* start EXERCISE INPUT *
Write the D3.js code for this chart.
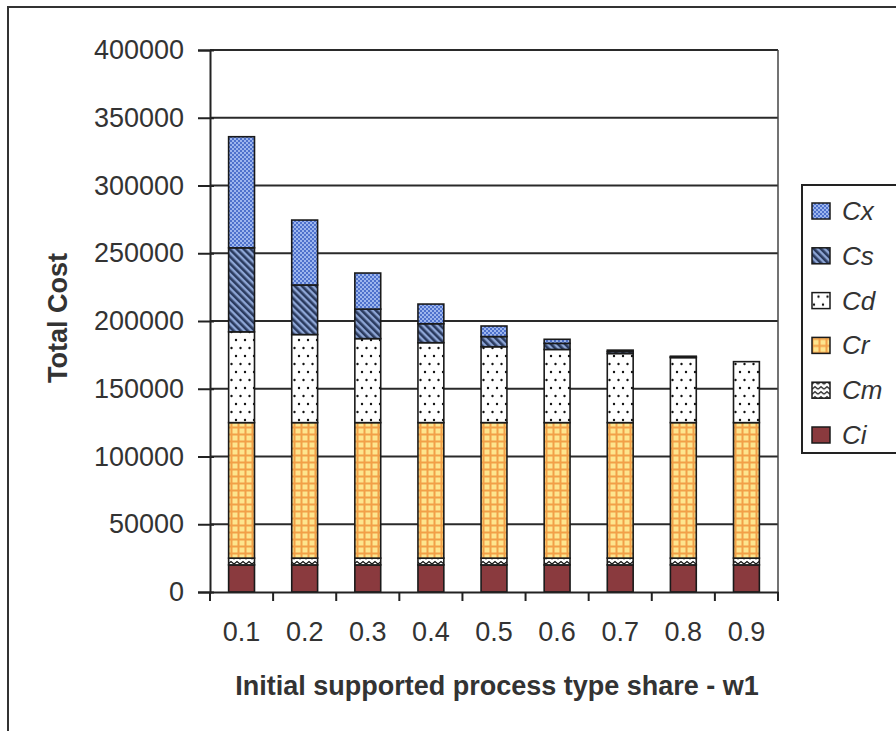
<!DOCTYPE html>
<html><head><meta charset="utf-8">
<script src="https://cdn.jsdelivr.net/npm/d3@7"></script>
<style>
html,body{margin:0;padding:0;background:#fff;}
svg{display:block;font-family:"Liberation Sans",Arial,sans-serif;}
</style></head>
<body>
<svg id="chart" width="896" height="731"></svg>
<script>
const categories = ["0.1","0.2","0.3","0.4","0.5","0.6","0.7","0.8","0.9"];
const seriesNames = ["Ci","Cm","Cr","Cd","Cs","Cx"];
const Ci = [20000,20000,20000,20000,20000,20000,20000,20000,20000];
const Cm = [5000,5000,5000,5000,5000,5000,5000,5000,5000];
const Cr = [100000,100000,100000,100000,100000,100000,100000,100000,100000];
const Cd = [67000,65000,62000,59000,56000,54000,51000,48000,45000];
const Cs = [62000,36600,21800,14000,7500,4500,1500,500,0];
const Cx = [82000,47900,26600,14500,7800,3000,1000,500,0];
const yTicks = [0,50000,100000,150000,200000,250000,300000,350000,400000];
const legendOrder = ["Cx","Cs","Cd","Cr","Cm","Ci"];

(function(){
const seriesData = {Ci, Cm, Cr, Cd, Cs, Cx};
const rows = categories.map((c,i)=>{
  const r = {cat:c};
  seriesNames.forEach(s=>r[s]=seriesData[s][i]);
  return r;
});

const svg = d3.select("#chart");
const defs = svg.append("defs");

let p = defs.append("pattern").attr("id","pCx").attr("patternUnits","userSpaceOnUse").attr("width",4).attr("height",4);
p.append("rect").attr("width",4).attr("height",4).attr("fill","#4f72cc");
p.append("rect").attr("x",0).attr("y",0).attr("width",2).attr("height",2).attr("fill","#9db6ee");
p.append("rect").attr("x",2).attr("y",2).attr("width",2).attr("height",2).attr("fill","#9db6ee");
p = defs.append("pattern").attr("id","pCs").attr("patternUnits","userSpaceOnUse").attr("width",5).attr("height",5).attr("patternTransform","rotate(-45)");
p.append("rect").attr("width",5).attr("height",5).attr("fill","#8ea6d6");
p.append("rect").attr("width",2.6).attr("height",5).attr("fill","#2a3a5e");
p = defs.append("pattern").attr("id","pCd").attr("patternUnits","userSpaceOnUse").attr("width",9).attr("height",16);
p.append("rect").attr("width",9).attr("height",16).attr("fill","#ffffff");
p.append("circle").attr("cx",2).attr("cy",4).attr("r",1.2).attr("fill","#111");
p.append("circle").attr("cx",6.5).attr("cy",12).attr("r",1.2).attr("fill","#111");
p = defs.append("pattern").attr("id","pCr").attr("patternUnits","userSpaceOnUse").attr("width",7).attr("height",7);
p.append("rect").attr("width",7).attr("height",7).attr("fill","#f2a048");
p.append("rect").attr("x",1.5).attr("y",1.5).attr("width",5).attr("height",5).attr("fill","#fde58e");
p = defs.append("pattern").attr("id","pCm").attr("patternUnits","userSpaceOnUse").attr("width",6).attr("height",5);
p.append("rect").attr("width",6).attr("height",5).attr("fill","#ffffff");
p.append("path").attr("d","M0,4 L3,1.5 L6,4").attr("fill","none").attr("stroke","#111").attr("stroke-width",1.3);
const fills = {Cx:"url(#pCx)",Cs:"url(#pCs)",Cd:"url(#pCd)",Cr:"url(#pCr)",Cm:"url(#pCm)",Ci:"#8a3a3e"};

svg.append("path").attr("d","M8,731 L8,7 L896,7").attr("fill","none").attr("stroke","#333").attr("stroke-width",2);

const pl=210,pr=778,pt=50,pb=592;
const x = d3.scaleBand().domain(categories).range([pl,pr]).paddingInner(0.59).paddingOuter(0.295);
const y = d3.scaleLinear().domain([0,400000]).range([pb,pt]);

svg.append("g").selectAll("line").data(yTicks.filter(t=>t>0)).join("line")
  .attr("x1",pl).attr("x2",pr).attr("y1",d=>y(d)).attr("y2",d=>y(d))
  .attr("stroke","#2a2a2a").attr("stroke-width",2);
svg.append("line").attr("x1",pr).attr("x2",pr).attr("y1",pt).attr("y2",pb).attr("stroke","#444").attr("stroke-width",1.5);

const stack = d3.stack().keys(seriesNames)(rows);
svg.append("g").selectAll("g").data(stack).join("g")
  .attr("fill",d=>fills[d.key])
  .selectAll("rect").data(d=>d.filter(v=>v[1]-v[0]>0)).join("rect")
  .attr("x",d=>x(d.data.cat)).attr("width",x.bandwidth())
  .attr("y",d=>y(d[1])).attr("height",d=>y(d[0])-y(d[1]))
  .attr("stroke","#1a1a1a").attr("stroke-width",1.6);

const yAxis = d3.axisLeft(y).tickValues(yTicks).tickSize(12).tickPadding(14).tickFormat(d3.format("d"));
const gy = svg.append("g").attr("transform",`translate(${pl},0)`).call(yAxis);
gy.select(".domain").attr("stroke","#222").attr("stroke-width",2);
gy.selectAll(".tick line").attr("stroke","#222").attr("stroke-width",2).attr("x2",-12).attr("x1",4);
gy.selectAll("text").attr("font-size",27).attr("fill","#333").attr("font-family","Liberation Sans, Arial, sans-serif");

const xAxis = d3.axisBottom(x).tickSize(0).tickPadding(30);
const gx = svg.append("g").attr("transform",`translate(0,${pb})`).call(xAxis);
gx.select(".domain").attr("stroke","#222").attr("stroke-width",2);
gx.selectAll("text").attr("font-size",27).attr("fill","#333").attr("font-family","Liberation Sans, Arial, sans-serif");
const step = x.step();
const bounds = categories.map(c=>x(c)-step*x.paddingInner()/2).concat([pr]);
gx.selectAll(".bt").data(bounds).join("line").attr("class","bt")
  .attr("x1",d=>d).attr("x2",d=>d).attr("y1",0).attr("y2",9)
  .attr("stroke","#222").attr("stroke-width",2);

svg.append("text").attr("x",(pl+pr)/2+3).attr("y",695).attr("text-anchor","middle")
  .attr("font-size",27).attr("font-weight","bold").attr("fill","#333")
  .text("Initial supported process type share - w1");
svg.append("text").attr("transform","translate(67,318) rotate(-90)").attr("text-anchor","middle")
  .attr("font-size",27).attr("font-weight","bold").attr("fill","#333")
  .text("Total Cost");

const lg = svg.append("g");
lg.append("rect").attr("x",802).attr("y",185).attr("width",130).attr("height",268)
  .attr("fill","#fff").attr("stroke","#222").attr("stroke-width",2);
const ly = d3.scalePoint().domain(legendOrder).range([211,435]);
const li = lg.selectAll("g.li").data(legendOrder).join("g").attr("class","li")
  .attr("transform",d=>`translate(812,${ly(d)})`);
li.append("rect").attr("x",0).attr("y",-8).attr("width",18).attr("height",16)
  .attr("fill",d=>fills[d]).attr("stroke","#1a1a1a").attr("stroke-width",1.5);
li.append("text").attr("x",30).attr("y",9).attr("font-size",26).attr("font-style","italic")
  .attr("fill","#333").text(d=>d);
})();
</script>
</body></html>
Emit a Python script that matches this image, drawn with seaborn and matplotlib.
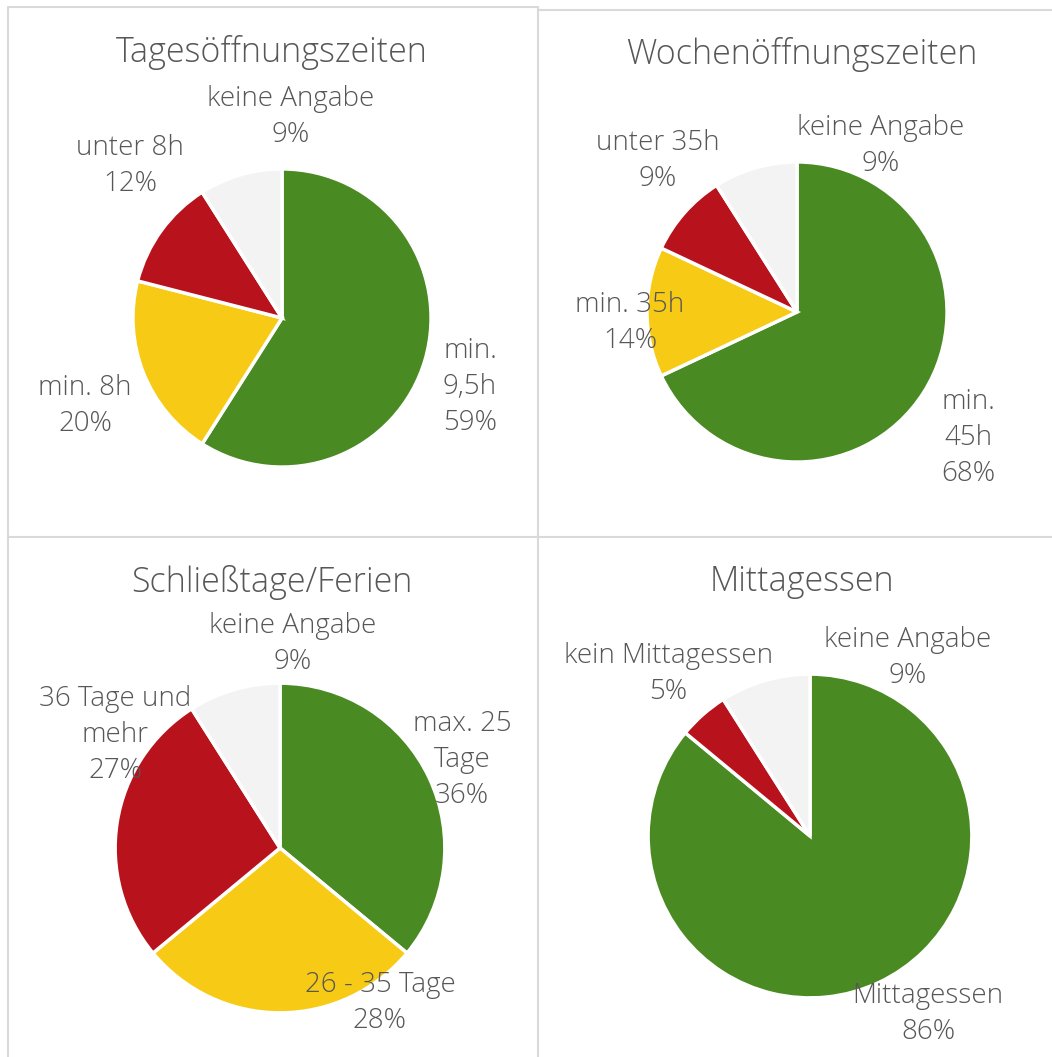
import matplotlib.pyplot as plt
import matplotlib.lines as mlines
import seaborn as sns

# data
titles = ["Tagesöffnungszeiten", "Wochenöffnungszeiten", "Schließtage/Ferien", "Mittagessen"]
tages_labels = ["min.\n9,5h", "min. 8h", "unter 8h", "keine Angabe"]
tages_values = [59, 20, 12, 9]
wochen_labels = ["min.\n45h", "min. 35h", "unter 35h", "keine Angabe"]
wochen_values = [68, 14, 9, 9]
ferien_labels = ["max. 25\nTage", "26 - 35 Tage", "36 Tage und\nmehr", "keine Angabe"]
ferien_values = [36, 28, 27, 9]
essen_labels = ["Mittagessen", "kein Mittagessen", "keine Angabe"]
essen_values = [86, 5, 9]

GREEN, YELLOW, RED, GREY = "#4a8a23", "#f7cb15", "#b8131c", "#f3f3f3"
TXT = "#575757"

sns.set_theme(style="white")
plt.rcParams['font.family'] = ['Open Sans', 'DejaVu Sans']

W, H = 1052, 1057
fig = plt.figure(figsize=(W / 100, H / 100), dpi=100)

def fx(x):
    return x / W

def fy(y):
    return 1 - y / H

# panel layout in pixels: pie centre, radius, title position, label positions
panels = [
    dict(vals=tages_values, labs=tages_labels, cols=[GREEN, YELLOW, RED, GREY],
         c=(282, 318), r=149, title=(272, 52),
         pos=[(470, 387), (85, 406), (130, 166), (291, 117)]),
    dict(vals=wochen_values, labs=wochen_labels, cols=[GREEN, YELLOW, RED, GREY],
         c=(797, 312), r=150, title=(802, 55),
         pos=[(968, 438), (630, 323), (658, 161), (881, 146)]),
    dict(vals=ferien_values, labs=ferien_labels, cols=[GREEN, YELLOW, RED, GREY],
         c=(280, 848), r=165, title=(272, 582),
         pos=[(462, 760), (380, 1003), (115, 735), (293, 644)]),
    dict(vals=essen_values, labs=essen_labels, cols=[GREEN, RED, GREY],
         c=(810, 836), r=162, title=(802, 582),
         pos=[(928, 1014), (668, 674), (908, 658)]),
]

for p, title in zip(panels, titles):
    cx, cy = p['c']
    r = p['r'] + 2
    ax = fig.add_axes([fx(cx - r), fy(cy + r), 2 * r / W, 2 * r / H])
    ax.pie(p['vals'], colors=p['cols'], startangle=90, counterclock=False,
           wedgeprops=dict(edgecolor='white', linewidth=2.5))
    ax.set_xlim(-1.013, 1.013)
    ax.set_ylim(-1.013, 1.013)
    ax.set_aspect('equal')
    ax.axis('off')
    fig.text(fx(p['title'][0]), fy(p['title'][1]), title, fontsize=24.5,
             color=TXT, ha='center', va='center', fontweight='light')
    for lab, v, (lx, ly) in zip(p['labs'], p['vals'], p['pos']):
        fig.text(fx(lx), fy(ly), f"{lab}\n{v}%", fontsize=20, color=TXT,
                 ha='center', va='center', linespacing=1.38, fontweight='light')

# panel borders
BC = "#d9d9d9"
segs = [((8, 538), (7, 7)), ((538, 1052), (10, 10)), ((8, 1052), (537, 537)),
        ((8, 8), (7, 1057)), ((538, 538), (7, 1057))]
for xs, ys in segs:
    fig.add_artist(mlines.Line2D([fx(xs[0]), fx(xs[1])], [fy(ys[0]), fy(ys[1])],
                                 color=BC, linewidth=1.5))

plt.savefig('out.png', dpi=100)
* end EXERCISE INPUT *
WORK TO DO
Select and copy every line from the records that includes the word "matplotlib".

CORRECT RESPONSE
Emit a Python script that matches this image, drawn with seaborn and matplotlib.
import matplotlib.pyplot as plt
import matplotlib.lines as mlines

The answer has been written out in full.